Look for "this" in each line of the entries, and return the matching lines.

▶ _SOURCE DATA_:
* * * * * * *

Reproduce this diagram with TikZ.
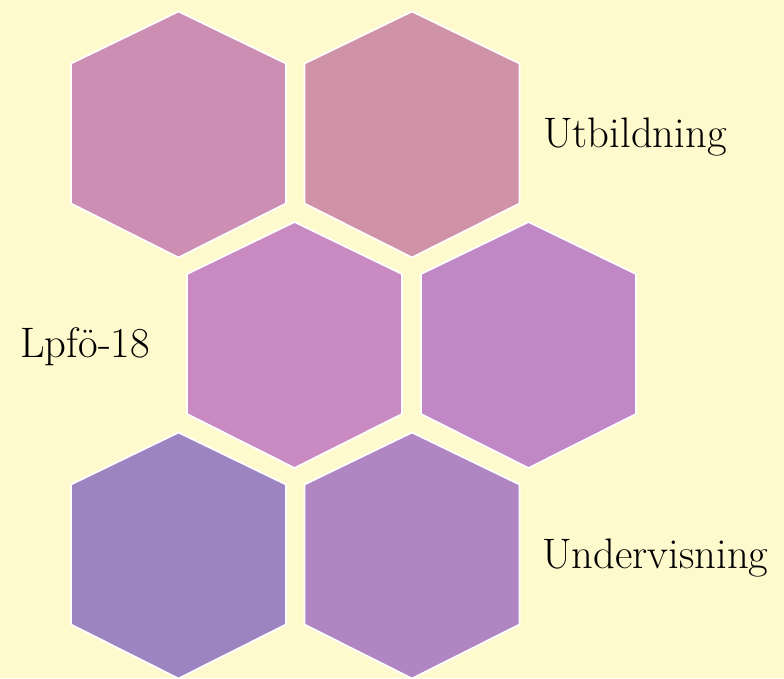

* * * * * * *

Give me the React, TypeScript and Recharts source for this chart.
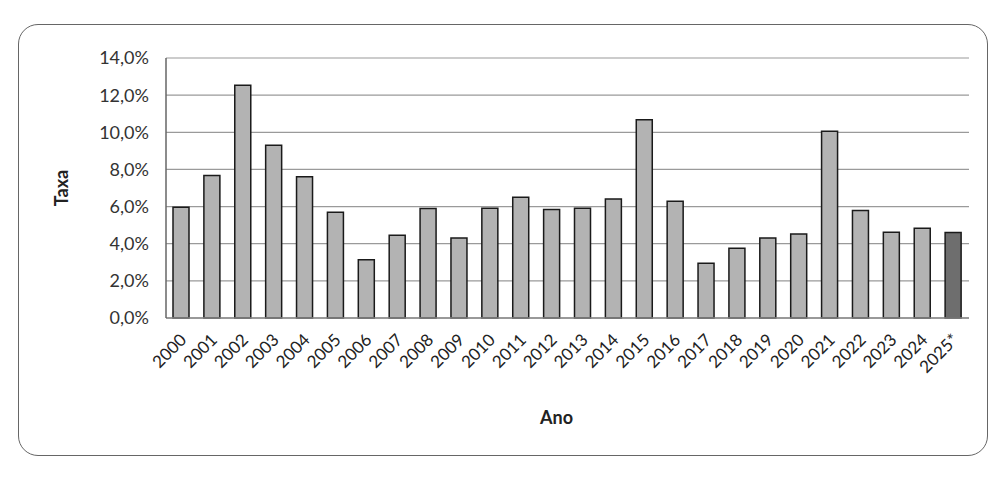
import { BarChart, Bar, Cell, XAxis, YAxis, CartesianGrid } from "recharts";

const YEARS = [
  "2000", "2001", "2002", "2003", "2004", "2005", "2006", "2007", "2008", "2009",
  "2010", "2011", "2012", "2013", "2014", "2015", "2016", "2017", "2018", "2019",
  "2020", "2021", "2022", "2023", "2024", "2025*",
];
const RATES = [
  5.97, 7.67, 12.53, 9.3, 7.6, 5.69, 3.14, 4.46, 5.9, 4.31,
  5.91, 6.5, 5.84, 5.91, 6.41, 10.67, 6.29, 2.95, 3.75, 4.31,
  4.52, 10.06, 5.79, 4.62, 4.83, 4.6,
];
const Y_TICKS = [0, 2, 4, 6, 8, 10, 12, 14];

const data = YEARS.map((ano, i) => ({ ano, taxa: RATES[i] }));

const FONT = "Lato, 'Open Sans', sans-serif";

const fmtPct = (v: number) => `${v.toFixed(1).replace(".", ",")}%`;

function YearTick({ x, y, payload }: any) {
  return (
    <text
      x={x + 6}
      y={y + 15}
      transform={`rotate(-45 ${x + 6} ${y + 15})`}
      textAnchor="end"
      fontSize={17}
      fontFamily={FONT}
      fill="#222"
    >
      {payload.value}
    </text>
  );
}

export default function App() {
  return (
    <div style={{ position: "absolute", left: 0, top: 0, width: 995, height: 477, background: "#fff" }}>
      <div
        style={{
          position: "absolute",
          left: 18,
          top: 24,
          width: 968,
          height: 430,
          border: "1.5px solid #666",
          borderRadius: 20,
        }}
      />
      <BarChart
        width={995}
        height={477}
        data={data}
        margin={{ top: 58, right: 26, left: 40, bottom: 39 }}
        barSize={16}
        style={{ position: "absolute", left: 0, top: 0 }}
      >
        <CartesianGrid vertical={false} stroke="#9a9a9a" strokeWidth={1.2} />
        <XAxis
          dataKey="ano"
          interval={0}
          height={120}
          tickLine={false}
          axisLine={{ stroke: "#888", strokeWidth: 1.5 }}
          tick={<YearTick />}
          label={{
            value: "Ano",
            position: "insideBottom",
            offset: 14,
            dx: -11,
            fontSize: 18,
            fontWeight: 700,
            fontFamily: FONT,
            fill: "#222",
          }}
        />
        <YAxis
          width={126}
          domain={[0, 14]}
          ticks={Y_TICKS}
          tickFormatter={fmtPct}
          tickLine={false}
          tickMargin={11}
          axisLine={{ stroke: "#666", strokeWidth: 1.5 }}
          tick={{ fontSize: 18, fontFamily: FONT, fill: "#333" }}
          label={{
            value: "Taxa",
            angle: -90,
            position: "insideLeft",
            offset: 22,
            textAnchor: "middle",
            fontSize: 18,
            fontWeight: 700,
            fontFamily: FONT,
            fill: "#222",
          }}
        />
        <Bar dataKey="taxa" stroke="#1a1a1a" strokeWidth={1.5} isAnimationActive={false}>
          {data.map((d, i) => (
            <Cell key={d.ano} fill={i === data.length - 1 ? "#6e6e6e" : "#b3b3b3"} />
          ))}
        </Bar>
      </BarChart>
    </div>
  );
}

* * * * * * *

▶ _REPLY TO THE TASK_:
Reproduce this diagram with TikZ.
Give me the React, TypeScript and Recharts source for this chart.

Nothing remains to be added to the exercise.